Version-Release number of selected component (if applicable):
node1: mount gfs
node1: take plock on gfs
node2: mount gfs
when node2 mounts, node1 creates a checkpoint containing the info about the plock, node2 then opens and tries to read that checkpoint. node2 will then show this error in /var/log/messages
bull-02 dlm_controld: retrieve_plocks: ckpt iternext error 9 x
Steps to Reproduce:
Created attachment 345615 [details]
Patch for Makefile.am, so ipc_hdb is no included multiple times
included is patch for Makefile.am of corosync, so coroipcc.o is no
longer included in lib... directly, but rather *.so is a dependency, so
ipc_hdb is no longer in multiple *.so and multiple times in binary what
Better (I hope) description of problem:
Functions from ckpt library (like aCkptCheckpointOpen, saCkptSectionIterationInitialize, ...) internally uses corosync functions reply_receive, reply_receive_in_buf, ... This functions are included in coroipcc.c source file and uses global static variable ipc_hdb.

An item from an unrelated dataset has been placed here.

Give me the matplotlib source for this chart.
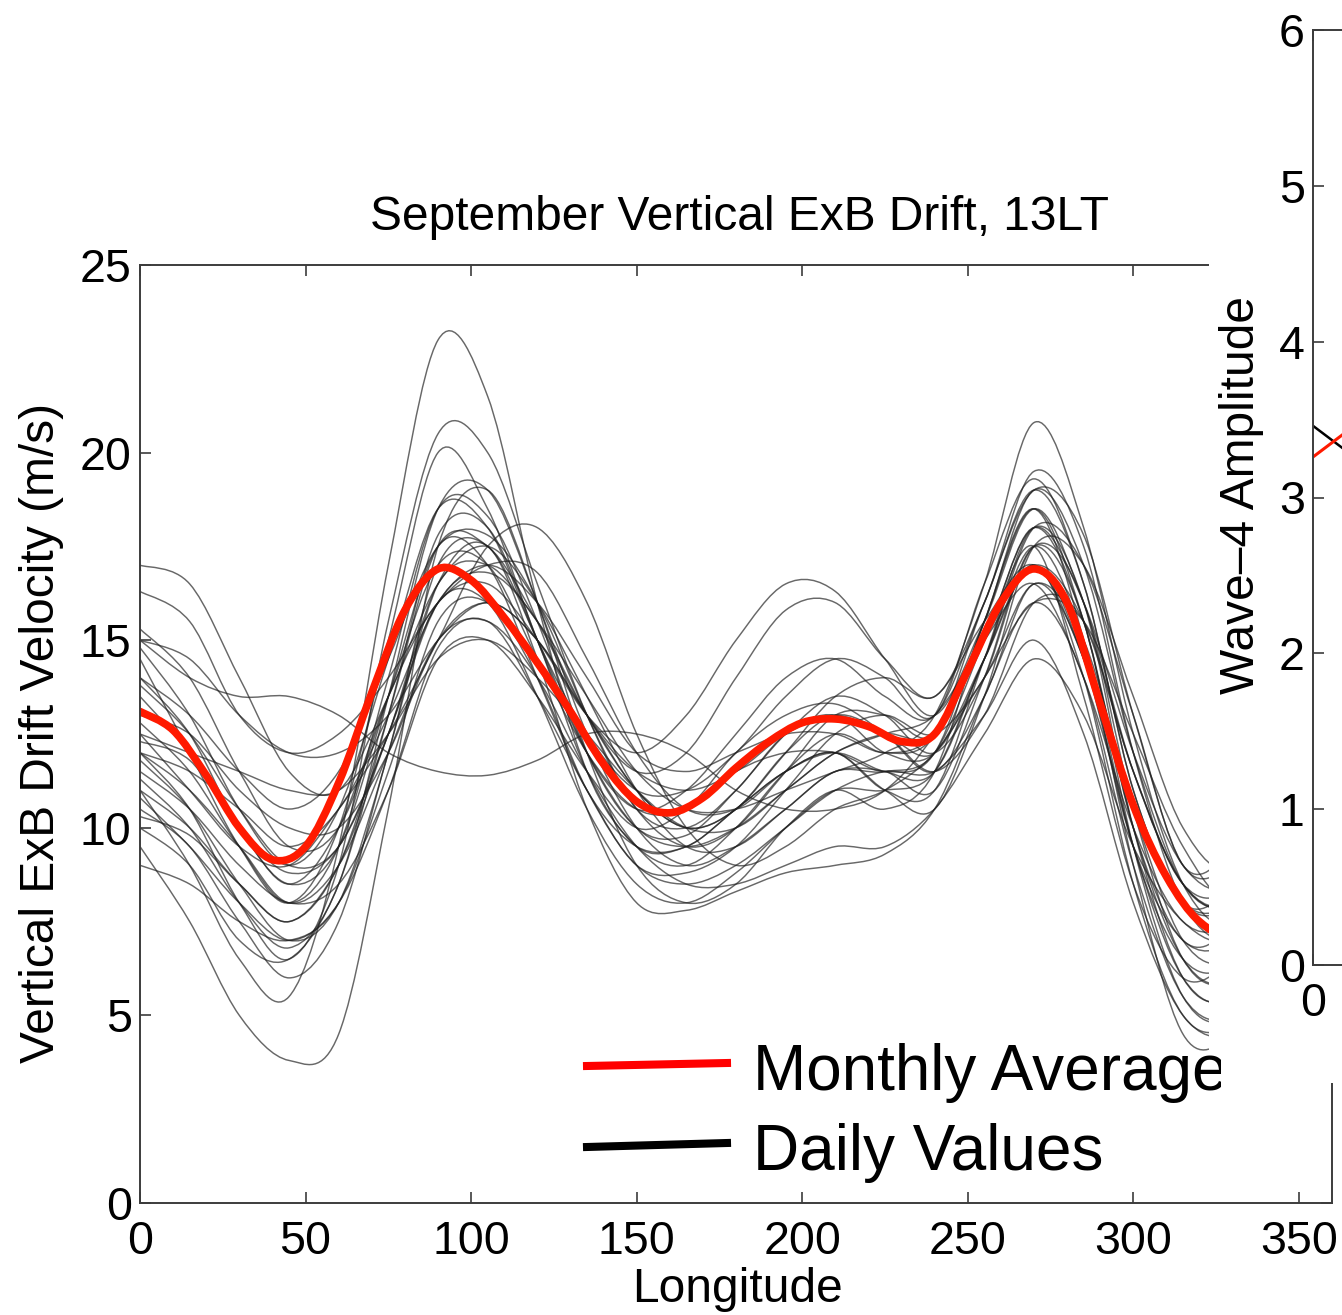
import matplotlib
matplotlib.use("Agg")
import numpy as np
import matplotlib.pyplot as plt
from matplotlib.lines import Line2D
from matplotlib.patches import Rectangle, PathPatch
from matplotlib.path import Path
from matplotlib.transforms import Bbox, TransformedBbox

plt.rcParams["font.family"] = ["Liberation Sans", "DejaVu Sans"]

# ---------------------------------------------------------------- data
# Longitude grid of the daily drift profiles (deg)
lon_daily = [0, 15, 30, 45, 60, 75, 90, 105, 120, 135, 150, 165, 180,
             195, 210, 225, 240, 255, 270, 285, 300, 315, 330, 345, 360]

# Daily vertical ExB drift profiles (m/s), one row per day
daily_drift = [
    [11.0, 9.0, 6.5, 5.5, 9.5, 17.0, 23.0, 21.5, 16.0, 11.5, 9.5, 9.0, 10.0, 11.5, 12.5, 12.0, 12.5, 15.0, 17.5, 13.5, 8.5, 6.0, 6.5, 8.0, 11.0],
    [9.5, 7.5, 5.0, 3.8, 4.5, 10.5, 17.5, 19.0, 16.0, 12.0, 9.0, 8.0, 8.5, 10.0, 11.0, 10.5, 11.5, 15.5, 18.5, 15.0, 9.0, 4.5, 4.5, 6.5, 9.5],
    [12.0, 10.5, 8.0, 6.5, 9.0, 15.5, 20.5, 20.0, 16.5, 13.0, 10.5, 10.0, 11.0, 12.5, 13.0, 12.0, 12.0, 14.5, 17.0, 14.5, 9.5, 7.0, 7.0, 9.0, 12.0],
    [14.5, 12.0, 9.5, 8.0, 10.0, 15.0, 20.0, 18.5, 15.0, 12.0, 10.5, 11.0, 12.5, 14.0, 14.5, 13.5, 13.0, 16.0, 19.0, 16.5, 11.0, 8.0, 8.0, 10.5, 14.5],
    [17.0, 16.5, 14.0, 11.5, 11.0, 13.5, 16.5, 17.5, 16.0, 13.5, 11.0, 9.5, 9.5, 10.5, 11.5, 11.5, 12.0, 15.0, 18.0, 16.0, 12.0, 9.0, 8.5, 11.0, 15.0],
    [16.3, 15.5, 13.0, 12.0, 12.5, 14.0, 16.0, 17.0, 16.8, 14.5, 12.0, 10.5, 10.5, 11.5, 12.0, 11.0, 10.5, 13.5, 17.5, 17.0, 13.5, 10.0, 9.0, 12.0, 16.0],
    [15.0, 14.0, 13.5, 13.5, 13.0, 12.0, 11.5, 11.4, 11.8, 12.5, 12.5, 12.0, 11.0, 10.5, 10.5, 11.0, 12.5, 15.0, 17.0, 15.5, 11.5, 8.5, 8.5, 11.5, 15.0],
    [12.5, 11.0, 9.5, 9.0, 10.5, 12.5, 15.0, 17.5, 18.0, 16.0, 12.5, 10.0, 9.0, 9.5, 10.5, 11.0, 12.0, 14.0, 16.0, 15.5, 12.5, 9.5, 8.0, 9.5, 12.5],
    [13.5, 12.0, 10.0, 8.5, 10.0, 13.5, 16.0, 16.5, 15.0, 13.0, 12.0, 13.0, 15.0, 16.5, 16.3, 14.5, 13.0, 15.5, 18.5, 16.0, 11.5, 8.5, 8.0, 10.5, 13.5],
    [11.0, 10.0, 8.5, 7.5, 9.0, 13.0, 17.5, 17.5, 15.5, 13.0, 11.5, 12.0, 14.0, 15.8, 16.0, 14.5, 13.5, 16.0, 19.5, 17.5, 12.0, 8.0, 7.0, 8.5, 11.0],
    [10.5, 9.5, 7.5, 6.0, 7.5, 12.0, 16.5, 17.5, 14.5, 10.5, 8.0, 7.8, 8.3, 8.8, 9.0, 9.3, 10.5, 13.5, 16.0, 14.0, 9.0, 5.5, 5.0, 7.0, 10.5],
    [12.0, 11.0, 9.5, 8.0, 9.0, 12.0, 15.0, 15.5, 14.0, 11.5, 9.5, 8.5, 8.5, 9.0, 9.5, 9.5, 10.5, 12.5, 14.5, 13.0, 9.5, 7.5, 7.0, 8.5, 12.0],
    [14.0, 13.0, 11.5, 10.5, 11.5, 14.5, 17.5, 17.8, 16.0, 13.0, 10.5, 9.5, 10.0, 11.5, 13.0, 13.0, 12.5, 15.5, 19.0, 17.0, 12.0, 8.5, 8.0, 10.0, 14.0],
    [12.8, 11.5, 9.5, 8.0, 9.5, 14.0, 18.5, 18.3, 15.5, 12.0, 10.0, 9.8, 11.0, 12.5, 13.5, 13.0, 12.0, 14.0, 17.5, 16.0, 10.5, 6.5, 6.0, 8.5, 12.8],
    [15.3, 14.0, 11.5, 9.5, 10.0, 13.5, 17.0, 17.0, 14.5, 12.0, 10.5, 10.5, 11.5, 12.0, 12.0, 11.5, 12.0, 15.5, 18.5, 15.5, 10.0, 7.0, 7.5, 10.5, 15.3],
    [11.5, 10.5, 9.0, 8.0, 8.5, 11.0, 14.5, 15.0, 13.5, 11.5, 10.0, 10.5, 12.0, 13.0, 13.3, 12.5, 11.5, 13.5, 16.5, 14.5, 9.5, 6.0, 5.5, 8.0, 11.5],
    [10.0, 9.0, 7.0, 6.5, 8.5, 13.0, 17.8, 18.0, 15.0, 11.5, 9.5, 9.5, 10.5, 11.5, 12.0, 11.0, 11.0, 14.5, 18.0, 16.0, 10.0, 6.0, 5.5, 7.5, 10.0],
    [13.0, 12.5, 11.0, 10.0, 10.0, 12.0, 15.0, 16.0, 15.0, 13.0, 11.0, 10.0, 10.5, 12.0, 13.5, 14.0, 13.5, 15.5, 17.0, 14.5, 10.5, 8.0, 8.0, 10.0, 13.0],
    [14.8, 13.0, 10.5, 9.0, 10.5, 14.5, 18.5, 18.0, 15.0, 12.5, 11.0, 11.0, 12.0, 13.5, 14.5, 14.0, 13.0, 16.5, 19.3, 16.5, 11.0, 8.0, 8.5, 11.0, 14.8],
    [9.0, 8.5, 7.5, 7.0, 8.0, 11.5, 15.5, 16.0, 14.0, 11.0, 9.0, 8.5, 9.0, 10.0, 11.0, 11.5, 11.5, 13.0, 15.0, 12.5, 8.0, 5.0, 4.5, 6.0, 9.0],
    [12.0, 11.5, 10.5, 9.5, 10.5, 13.0, 16.0, 17.0, 16.0, 14.0, 12.0, 11.5, 12.0, 12.5, 12.5, 12.0, 12.5, 16.0, 19.0, 17.8, 13.0, 9.0, 9.0, 10.5, 12.0],
    [10.8, 9.5, 8.0, 7.0, 8.0, 11.0, 14.8, 15.5, 13.5, 11.0, 9.0, 8.8, 9.5, 11.0, 12.5, 13.0, 12.5, 14.0, 16.5, 15.0, 10.5, 7.0, 6.5, 8.5, 10.8],
    [13.8, 12.5, 10.5, 9.0, 9.5, 12.5, 16.5, 17.0, 15.5, 13.5, 11.5, 10.5, 10.5, 11.0, 11.5, 12.0, 13.0, 16.5, 20.8, 18.0, 12.5, 8.5, 7.5, 10.0, 13.8],
    [12.3, 11.8, 10.0, 8.8, 9.5, 12.5, 16.0, 16.8, 15.5, 13.0, 11.0, 10.0, 10.5, 12.0, 13.0, 12.5, 11.5, 13.0, 16.0, 15.5, 11.5, 8.5, 8.0, 10.0, 12.3],
    [11.3, 10.0, 8.0, 6.8, 8.5, 13.5, 18.5, 19.0, 16.0, 12.5, 10.0, 9.0, 9.5, 10.5, 11.5, 11.5, 11.0, 14.0, 17.5, 15.5, 9.5, 5.5, 5.0, 7.5, 11.3],
    [15.0, 14.5, 13.0, 12.0, 12.0, 13.0, 15.0, 16.0, 15.0, 13.0, 11.5, 11.0, 11.5, 12.5, 13.0, 12.5, 12.0, 14.5, 18.0, 17.0, 13.0, 9.0, 9.5, 12.0, 15.0],
    [10.3, 9.8, 8.5, 7.5, 9.0, 12.5, 16.0, 16.0, 13.5, 10.5, 8.5, 8.0, 8.8, 10.0, 11.0, 11.0, 11.5, 14.5, 17.0, 14.0, 8.5, 5.0, 4.8, 7.0, 10.3],
    [14.0, 12.5, 10.0, 8.5, 9.5, 13.5, 17.5, 17.0, 14.0, 11.0, 9.5, 9.5, 10.5, 11.5, 12.0, 11.5, 11.5, 14.5, 17.5, 15.0, 9.5, 6.5, 6.5, 9.5, 14.0],
    [12.5, 12.0, 11.5, 11.0, 11.0, 12.5, 14.5, 15.0, 14.0, 12.5, 11.0, 10.0, 10.0, 11.0, 12.0, 12.5, 13.0, 15.0, 16.5, 14.0, 10.0, 7.5, 7.5, 9.5, 12.5],
    [11.8, 10.5, 8.5, 7.0, 8.0, 12.0, 17.0, 17.5, 15.0, 12.0, 10.0, 9.5, 10.0, 11.0, 12.0, 12.5, 12.5, 15.0, 18.0, 15.5, 10.0, 6.5, 6.0, 8.5, 11.8],
]

# Monthly mean profile (m/s) on a 10-deg grid
lon_mean = list(range(0, 361, 10))
monthly_mean = [13.1, 12.6, 11.4, 10.0, 9.15, 9.5, 11.2, 13.6, 15.8, 16.9,
                16.6, 15.6, 14.4, 13.1, 11.7, 10.7, 10.4, 10.8, 11.6, 12.3,
                12.8, 12.9, 12.7, 12.3, 12.5, 14.2, 16.0, 16.9, 16.0, 13.3,
                10.6, 8.7, 7.5, 7.2, 8.5, 10.5, 13.1]

x_ticks = [0, 50, 100, 150, 200, 250, 300, 350]
y_ticks = [0, 5, 10, 15, 20, 25]

# Wave-4 amplitude panel (day of month vs amplitude)
amp_days = [0, 1]
amp_daily = [3.46, 3.31]
amp_monthly = [3.26, 3.41]
amp_y_ticks = [0, 1, 2, 3, 4, 5, 6]
amp_x_ticks = [0]


def smooth_path(x, y):
    """Cubic Bezier path passing through every (x, y) sample."""
    p = np.column_stack([x, y]).astype(float)
    n = len(p)
    verts = [p[0]]
    codes = [Path.MOVETO]
    for i in range(n - 1):
        p0 = p[max(i - 1, 0)]
        p1 = p[i]
        p2 = p[i + 1]
        p3 = p[min(i + 2, n - 1)]
        c1 = p1 + (p2 - p0) / 6.0
        c2 = p2 - (p3 - p1) / 6.0
        verts += [c1, c2, p2]
        codes += [Path.CURVE4] * 3
    return Path(verts, codes)


def smooth_line(ax, x, y, **kw):
    patch = PathPatch(smooth_path(x, y), facecolor="none", **kw)
    ax.add_patch(patch)
    return patch


# ---------------------------------------------------------------- layout
W, H = 1342, 1315
fig = plt.figure(figsize=(W / 100, H / 100), dpi=100)


def fx(px):
    return px / W


def fy(py):
    return 1 - py / H


SPINE = "#3c3c3c"
TICK_FS = 33.5
LABEL_FS = 34.5

ax = fig.add_axes([fx(140), fy(1203), fx(1332) - fx(140), fy(265) - fy(1203)])
for row in daily_drift:
    smooth_line(ax, lon_daily, row, edgecolor="#202020", lw=1.05, alpha=0.68)
smooth_line(ax, lon_mean, monthly_mean, edgecolor="#ff1a00", lw=5.5,
            capstyle="round", joinstyle="round")
ax.set_xlim(0, 360)
ax.set_ylim(0, 25)
ax.set_xticks(x_ticks)
ax.set_yticks(y_ticks)
ax.tick_params(direction="in", length=8, width=1.2, color=SPINE,
               labelsize=TICK_FS, top=True, right=True)
ax.tick_params(axis="x", pad=12)
ax.tick_params(axis="y", pad=6)
for s in ax.spines.values():
    s.set_color(SPINE)
    s.set_linewidth(1.4)

fig.text(fx(740), fy(230), "September Vertical ExB Drift, 13LT",
         ha="center", va="baseline", fontsize=LABEL_FS)
fig.text(fx(737), fy(1302), "Longitude", ha="center", va="baseline",
         fontsize=LABEL_FS)
fig.text(fx(42), fy(733), "Vertical ExB Drift Velocity (m/s)", rotation=90,
         ha="center", va="center", fontsize=LABEL_FS)

# white panel background of the neighbouring amplitude plot
fig.add_artist(Rectangle((fx(1209), fy(1083)), 1.0, 1.0,
                         transform=fig.transFigure, facecolor="white",
                         edgecolor="none", zorder=1))

ax2 = fig.add_axes([fx(1313), fy(965), 930 / W, fy(30) - fy(965)])
ax2.set_zorder(2)
ax2.plot(amp_days, amp_daily, color="black", lw=1.8)
ax2.plot(amp_days, amp_monthly, color="#ff1a00", lw=2.2)
ax2.set_xlim(0, 30)
ax2.set_ylim(0, 6)
ax2.set_yticks(amp_y_ticks)
ax2.set_xticks(amp_x_ticks)
ax2.tick_params(direction="in", length=8, width=1.2, color=SPINE,
                labelsize=TICK_FS, top=True, right=True)
ax2.tick_params(axis="x", pad=12)
ax2.tick_params(axis="y", pad=6)
for s in ax2.spines.values():
    s.set_color(SPINE)
    s.set_linewidth(1.4)
fig.text(fx(1242), fy(495), "Wave\u20134 Amplitude", rotation=90,
         ha="center", va="center", fontsize=LABEL_FS, zorder=3)

# legend drawn on top, cut at its right edge
clip = TransformedBbox(Bbox([[0, 0], [fx(1221), 1]]), fig.transFigure)
fig.add_artist(Line2D([fx(587), fx(727)], [fy(1066), fy(1063)],
                      transform=fig.transFigure, color="#ff0000", lw=5.8,
                      zorder=4))
fig.add_artist(Line2D([fx(587), fx(727)], [fy(1147), fy(1143)],
                      transform=fig.transFigure, color="black", lw=5.8,
                      zorder=4))
for label, base in (("Monthly Average", 1090), ("Daily Values", 1170)):
    t = fig.text(fx(753), fy(base), label, ha="left", va="baseline",
                 fontsize=46, zorder=4)
    t.set_clip_box(clip)
    t.set_clip_on(True)

fig.savefig("out.png", dpi=100, facecolor="white")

Without patch, coroipcc is linked to shared library (libcoroipcc.so) AND linked with every corosync libraries (like cpg, ....), so global variable ipc_hdb is included not only in libcoroipcc.so, but also in libcpg.so, ...
dlm_controld has function retrieve_plocks, and whole binary is linked with libcoroipcc and libcpg. So ipc_hdb is included TWICE (so has TWO addresses).
Main problem causing the bug was, that reply_receive uses address from one library, and reply_receive_in_buf uses other. This confuses check of hdb_get function. And this is, what I don't understand 100%. Why linker allowed two existence of ipc_hdb or better, why it choose different addresses in different functions (but defined in same module and called from same module)? Or better. It looks like linker chooses addresses just randomly.
After removing linking of coroipcc.o to cpg, and rather use of dynamic version, (this means, there is only one instance of ipc_hdb) problem disappeared for me.
Committed to upstream, so I'm closing this bug.